SOCIAL SCIENCE is usually concerned with studying the patterns of human behavior, analyzing the findings of these studies, reporting and explaining such analyses, and sometimes applying the results of the analysis in concrete situations. There are many avenues by which to approach these tasks. Those used in a particular instance may stem from conditions within the research area, the specific objectives for which the research is being done, or the personal preferences of the investigator. Whatever the reasons behind these choices, they usually present a kind of research "profile" which helps identify what is being done, as well as reveal something about the orientation and background of those who are professionally involved.
Much material is being published concerning problems of methodology in the social sciences. Relatively little of it is directed at the field situation, the actual point of contact of the research worker (hereafter abbreviated to the improbable word, "researcher") and the subject society he is studying. Where there has been treatment, it has usually been as an adjunct to the use of some specific approach, such as survey research or public opinion polling.

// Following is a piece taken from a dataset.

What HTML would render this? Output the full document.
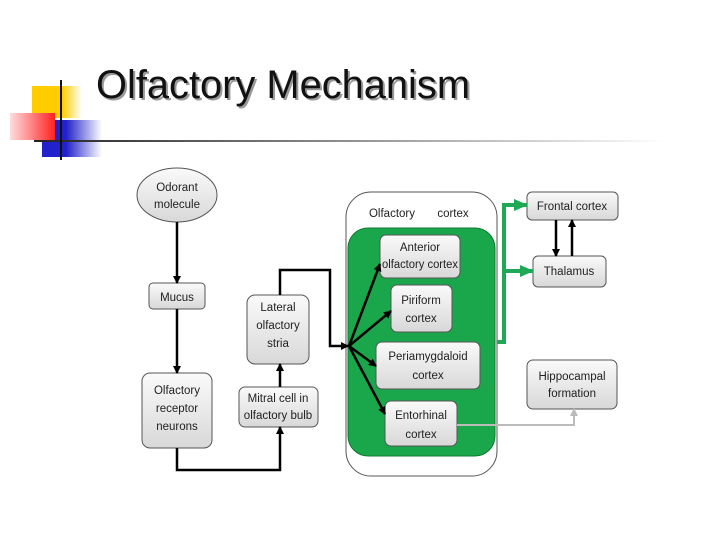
<!DOCTYPE html>
<html><head><style>
body{margin:0;width:720px;height:540px;background:#fff;overflow:hidden;font-family:"Liberation Sans",sans-serif}
</style></head><body>
<svg width="720" height="540" viewBox="0 0 720 540" xmlns="http://www.w3.org/2000/svg">
<defs>
<linearGradient id="hl" x1="0" x2="1"><stop offset="0" stop-color="#222"/><stop offset="1" stop-color="#fff"/></linearGradient>
<linearGradient id="red" x1="1" x2="0"><stop offset="0" stop-color="#f22"/><stop offset="1" stop-color="#fdd"/></linearGradient>
<linearGradient id="blue" x1="0" x2="1"><stop offset="0.4" stop-color="#22c"/><stop offset="1" stop-color="#fff"/></linearGradient>
<linearGradient id="yel" x1="0" x2="1"><stop offset="0.6" stop-color="#fc0"/><stop offset="1" stop-color="#fff"/></linearGradient>
<linearGradient id="nd" x1="0" y1="0" x2="0" y2="1"><stop offset="0" stop-color="#fafafa"/><stop offset="1" stop-color="#d8d8d8"/></linearGradient>
<marker id="ab" markerWidth="8" markerHeight="8" refX="7" refY="4" orient="auto" markerUnits="userSpaceOnUse"><path d="M0,0L8,4L0,8z" fill="#000"/></marker>
<marker id="ag" markerWidth="14" markerHeight="12" refX="13" refY="6" orient="auto" markerUnits="userSpaceOnUse"><path d="M0,0L14,6L0,12z" fill="#1fa855"/></marker>
<marker id="ay" markerWidth="8" markerHeight="8" refX="7" refY="4" orient="auto" markerUnits="userSpaceOnUse"><path d="M0,0L8,4L0,8z" fill="#bbb"/></marker>
</defs>
<rect x="32" y="86" width="50" height="32" fill="url(#yel)"/>
<rect x="42" y="120" width="60" height="37" fill="url(#blue)"/>
<rect x="10" y="113" width="45" height="27" fill="url(#red)"/>
<rect x="34" y="140" width="630" height="2" fill="url(#hl)"/>
<rect x="60" y="80" width="2" height="80" fill="#111"/>
<text x="96" y="98" font-size="40" fill="#999" transform="translate(2,2)" textLength="374" lengthAdjust="spacingAndGlyphs">Olfactory Mechanism</text>
<text x="96" y="98" font-size="40" fill="#111" textLength="374" lengthAdjust="spacingAndGlyphs">Olfactory Mechanism</text>

<g stroke="#555" stroke-width="1" fill="url(#nd)">
<ellipse cx="177" cy="195" rx="40" ry="27"/>
<rect x="149" y="283" width="56" height="26" rx="4"/>
<rect x="142" y="373" width="70" height="75" rx="8"/>
<rect x="247" y="295" width="62" height="69" rx="8"/>
<rect x="239" y="387" width="79" height="40" rx="6"/>
<rect x="346" y="192" width="151" height="284" rx="25" fill="#fff"/>
<rect x="348" y="228" width="147" height="228" rx="20" fill="#1aa64a" stroke="#0e7a33"/>
<rect x="380" y="235" width="80" height="43" rx="6"/>
<rect x="391" y="285" width="61" height="47" rx="6"/>
<rect x="376" y="342" width="104" height="47" rx="6"/>
<rect x="385" y="401" width="72" height="45" rx="6"/>
<rect x="527" y="192" width="91" height="28" rx="5"/>
<rect x="533" y="256" width="73" height="31" rx="5"/>
<rect x="527" y="360" width="90" height="49" rx="6"/>
</g>
<g font-size="11.5" fill="#222" text-anchor="middle">
<text x="177" y="191">Odorant</text><text x="177" y="208">molecule</text>
<text x="177" y="301">Mucus</text>
<text x="177" y="394">Olfactory</text><text x="177" y="412">receptor</text><text x="177" y="430">neurons</text>
<text x="278" y="311">Lateral</text><text x="278" y="329">olfactory</text><text x="278" y="347">stria</text>
<text x="278" y="402">Mitral cell in</text><text x="278" y="419">olfactory bulb</text>
<text x="392" y="217">Olfactory</text><text x="453" y="217">cortex</text>
<text x="420" y="251">Anterior</text><text x="420" y="268" textLength="76" lengthAdjust="spacingAndGlyphs">olfactory cortex</text>
<text x="421" y="304">Piriform</text><text x="421" y="322">cortex</text>
<text x="428" y="360">Periamygdaloid</text><text x="428" y="379">cortex</text>
<text x="421" y="419">Entorhinal</text><text x="421" y="438">cortex</text>
<text x="572" y="210">Frontal cortex</text>
<text x="569" y="275">Thalamus</text>
<text x="572" y="380">Hippocampal</text><text x="572" y="397">formation</text>
</g>
<g stroke="#000" stroke-width="2.5" fill="none" marker-end="url(#ab)">
<path d="M177,222V283"/>
<path d="M177,309V373"/>
<path d="M177,448V470H280V427"/>
<path d="M280,387V364"/>
<path d="M280,295V270H330V346H348"/>
<path d="M349,346L380,264"/>
<path d="M349,346L391,311"/>
<path d="M349,346L376,366"/>
<path d="M349,346L385,414"/>
<path d="M556,220V256"/>
<path d="M572,256V220"/>
</g>
<g stroke="#1fa855" stroke-width="4" fill="none" marker-end="url(#ag)">
<path d="M497,342H504V205H527"/>
<path d="M504,271H533"/>
</g>
<path d="M457,425H574V409" stroke="#bbb" stroke-width="2" fill="none" marker-end="url(#ay)"/>
</svg>
</body></html>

Field work, as it is here defined, does not include the methodological areas of statistics, sample design, or the processing of data, but rather concerns the kinds of activities undertaken by the field worker when he deals with the people who are the subject of his study. In addition to this, the focus of interest is not on the employed interviewer who is trained as a nonprofessional, but the researcher himself and the activities in which he becomes involved.
Field work has traditionally been the special interest of anthropologists and of a segment of the sociological profession. Among other social scientists, it is only in recent years that political scientists and economists have felt the necessity of personally collecting first-hand data, rather than relying principally upon documentary sources. This concern with the variety of first-hand experiences available, if one wishes to learn about human life, has been generally gone over rapidly or even omitted from most formal treatments of methodology for the simple reason that the people who have done most of the work have failed to report on these experiences. Why this failure? One answer, illustrated by some of the candid reports herein, is that the field worker, particularly early in his field career, makes many mistakes. The field situation is one in which the student, "prepared" by his graduate training, goes forth to find himself unprepared.